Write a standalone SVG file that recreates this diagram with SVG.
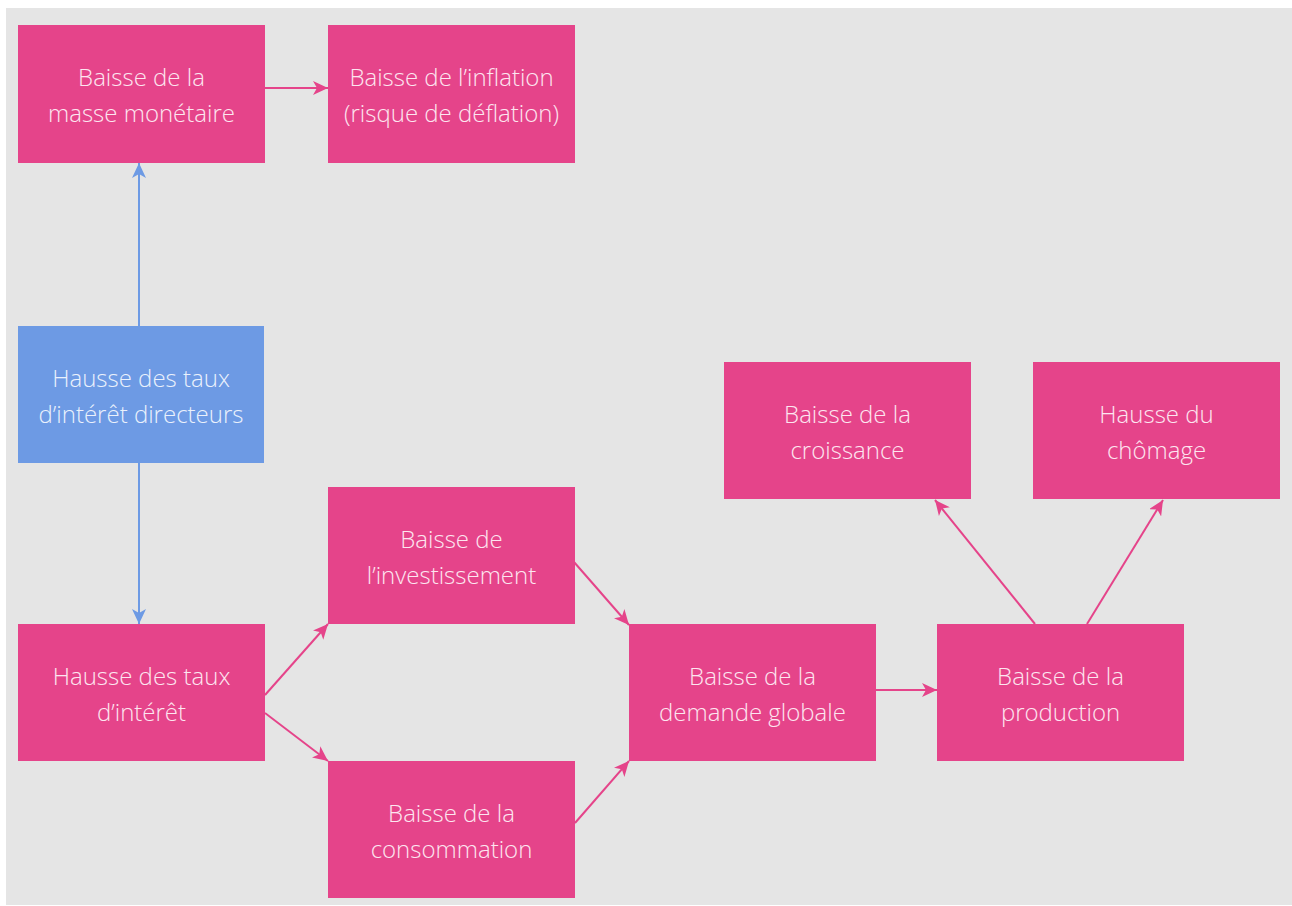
<svg xmlns="http://www.w3.org/2000/svg" width="1292" height="906" viewBox="0 0 1292 906">
<style>
.bg{fill:#e5e5e5}
.p{fill:#e5448a}
.b{fill:#6d9ae4}
.t{font-family:"Open Sans","Liberation Sans",sans-serif;font-size:24px;font-weight:300;fill:#fde6f0;text-anchor:middle}
.tb{fill:#eaf1fc}
.cp{stroke:#e5448a;stroke-width:2;fill:none}
.cb{stroke:#6d9ae4;stroke-width:2;fill:none}
</style>
<defs>
<marker id="ap" markerUnits="userSpaceOnUse" markerWidth="16" markerHeight="14" refX="15" refY="7" orient="auto" viewBox="0 0 16 14">
<path d="M0,0 L15,7 L0,14 L4,7 z" fill="#e5448a"/>
</marker>
<marker id="ab" markerUnits="userSpaceOnUse" markerWidth="16" markerHeight="14" refX="15" refY="7" orient="auto" viewBox="0 0 16 14">
<path d="M0,0 L15,7 L0,14 L4,7 z" fill="#6d9ae4"/>
</marker>
</defs>
<rect x="0" y="0" width="1292" height="906" fill="#ffffff"/>
<rect class="bg" x="6" y="8" width="1286" height="897"/>
<g id="connectors">
<line class="cp" x1="265" y1="88" x2="328" y2="88" marker-end="url(#ap)"/>
<line class="cb" x1="139" y1="326" x2="139" y2="163" marker-end="url(#ab)"/>
<line class="cb" x1="139" y1="463" x2="139" y2="624" marker-end="url(#ab)"/>
<line class="cp" x1="265" y1="695" x2="328" y2="624" marker-end="url(#ap)"/>
<line class="cp" x1="265" y1="713" x2="328" y2="761" marker-end="url(#ap)"/>
<line class="cp" x1="574" y1="562" x2="629" y2="625" marker-end="url(#ap)"/>
<line class="cp" x1="575" y1="823" x2="629" y2="761" marker-end="url(#ap)"/>
<line class="cp" x1="876" y1="690" x2="937" y2="690" marker-end="url(#ap)"/>
<line class="cp" x1="1035" y1="624" x2="935" y2="500" marker-end="url(#ap)"/>
<line class="cp" x1="1087" y1="624" x2="1163" y2="500" marker-end="url(#ap)"/>
</g>
<g id="n1"><rect class="p" x="18" y="25" width="247" height="138"/><text class="t" x="141.5" y="86">Baisse de la</text><text class="t" x="141.5" y="122">masse monétaire</text></g>
<g id="n2"><rect class="p" x="328" y="25" width="247" height="138"/><text class="t" x="451.5" y="86">Baisse de l’inflation</text><text class="t" x="451.5" y="122">(risque de déflation)</text></g>
<g id="n3"><rect class="b" x="18" y="326" width="246" height="137"/><text class="t tb" x="141" y="387">Hausse des taux</text><text class="t tb" x="141" y="423">d’intérêt directeurs</text></g>
<g id="n4"><rect class="p" x="18" y="624" width="247" height="137"/><text class="t" x="141.5" y="685">Hausse des taux</text><text class="t" x="141.5" y="721">d’intérêt</text></g>
<g id="n5"><rect class="p" x="328" y="487" width="247" height="137"/><text class="t" x="451.5" y="548">Baisse de</text><text class="t" x="451.5" y="584">l’investissement</text></g>
<g id="n6"><rect class="p" x="328" y="761" width="247" height="137"/><text class="t" x="451.5" y="822">Baisse de la</text><text class="t" x="451.5" y="858">consommation</text></g>
<g id="n7"><rect class="p" x="629" y="624" width="247" height="137"/><text class="t" x="752.5" y="685">Baisse de la</text><text class="t" x="752.5" y="721">demande globale</text></g>
<g id="n8"><rect class="p" x="937" y="624" width="247" height="137"/><text class="t" x="1060.5" y="685">Baisse de la</text><text class="t" x="1060.5" y="721">production</text></g>
<g id="n9"><rect class="p" x="724" y="362" width="247" height="137"/><text class="t" x="847.5" y="423">Baisse de la</text><text class="t" x="847.5" y="459">croissance</text></g>
<g id="n10"><rect class="p" x="1033" y="362" width="247" height="137"/><text class="t" x="1156.5" y="423">Hausse du</text><text class="t" x="1156.5" y="459">chômage</text></g>
</svg>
*****
> WHAT IS EXPECTED: Return the listing above word for word, with the pictures removed.

> WORKED ANSWER:
Write a standalone SVG file that recreates this diagram with SVG.
<svg xmlns="http://www.w3.org/2000/svg" width="1292" height="906" viewBox="0 0 1292 906">
<style>
.bg{fill:#e5e5e5}
.p{fill:#e5448a}
.b{fill:#6d9ae4}
.t{font-family:"Open Sans","Liberation Sans",sans-serif;font-size:24px;font-weight:300;fill:#fde6f0;text-anchor:middle}
.tb{fill:#eaf1fc}
.cp{stroke:#e5448a;stroke-width:2;fill:none}
.cb{stroke:#6d9ae4;stroke-width:2;fill:none}
</style>
<defs>
<marker id="ap" markerUnits="userSpaceOnUse" markerWidth="16" markerHeight="14" refX="15" refY="7" orient="auto" viewBox="0 0 16 14">
<path d="M0,0 L15,7 L0,14 L4,7 z" fill="#e5448a"/>
</marker>
<marker id="ab" markerUnits="userSpaceOnUse" markerWidth="16" markerHeight="14" refX="15" refY="7" orient="auto" viewBox="0 0 16 14">
<path d="M0,0 L15,7 L0,14 L4,7 z" fill="#6d9ae4"/>
</marker>
</defs>
<rect x="0" y="0" width="1292" height="906" fill="#ffffff"/>
<rect class="bg" x="6" y="8" width="1286" height="897"/>
<g id="connectors">
<line class="cp" x1="265" y1="88" x2="328" y2="88" marker-end="url(#ap)"/>
<line class="cb" x1="139" y1="326" x2="139" y2="163" marker-end="url(#ab)"/>
<line class="cb" x1="139" y1="463" x2="139" y2="624" marker-end="url(#ab)"/>
<line class="cp" x1="265" y1="695" x2="328" y2="624" marker-end="url(#ap)"/>
<line class="cp" x1="265" y1="713" x2="328" y2="761" marker-end="url(#ap)"/>
<line class="cp" x1="574" y1="562" x2="629" y2="625" marker-end="url(#ap)"/>
<line class="cp" x1="575" y1="823" x2="629" y2="761" marker-end="url(#ap)"/>
<line class="cp" x1="876" y1="690" x2="937" y2="690" marker-end="url(#ap)"/>
<line class="cp" x1="1035" y1="624" x2="935" y2="500" marker-end="url(#ap)"/>
<line class="cp" x1="1087" y1="624" x2="1163" y2="500" marker-end="url(#ap)"/>
</g>
<g id="n1"><rect class="p" x="18" y="25" width="247" height="138"/><text class="t" x="141.5" y="86">Baisse de la</text><text class="t" x="141.5" y="122">masse monétaire</text></g>
<g id="n2"><rect class="p" x="328" y="25" width="247" height="138"/><text class="t" x="451.5" y="86">Baisse de l’inflation</text><text class="t" x="451.5" y="122">(risque de déflation)</text></g>
<g id="n3"><rect class="b" x="18" y="326" width="246" height="137"/><text class="t tb" x="141" y="387">Hausse des taux</text><text class="t tb" x="141" y="423">d’intérêt directeurs</text></g>
<g id="n4"><rect class="p" x="18" y="624" width="247" height="137"/><text class="t" x="141.5" y="685">Hausse des taux</text><text class="t" x="141.5" y="721">d’intérêt</text></g>
<g id="n5"><rect class="p" x="328" y="487" width="247" height="137"/><text class="t" x="451.5" y="548">Baisse de</text><text class="t" x="451.5" y="584">l’investissement</text></g>
<g id="n6"><rect class="p" x="328" y="761" width="247" height="137"/><text class="t" x="451.5" y="822">Baisse de la</text><text class="t" x="451.5" y="858">consommation</text></g>
<g id="n7"><rect class="p" x="629" y="624" width="247" height="137"/><text class="t" x="752.5" y="685">Baisse de la</text><text class="t" x="752.5" y="721">demande globale</text></g>
<g id="n8"><rect class="p" x="937" y="624" width="247" height="137"/><text class="t" x="1060.5" y="685">Baisse de la</text><text class="t" x="1060.5" y="721">production</text></g>
<g id="n9"><rect class="p" x="724" y="362" width="247" height="137"/><text class="t" x="847.5" y="423">Baisse de la</text><text class="t" x="847.5" y="459">croissance</text></g>
<g id="n10"><rect class="p" x="1033" y="362" width="247" height="137"/><text class="t" x="1156.5" y="423">Hausse du</text><text class="t" x="1156.5" y="459">chômage</text></g>
</svg>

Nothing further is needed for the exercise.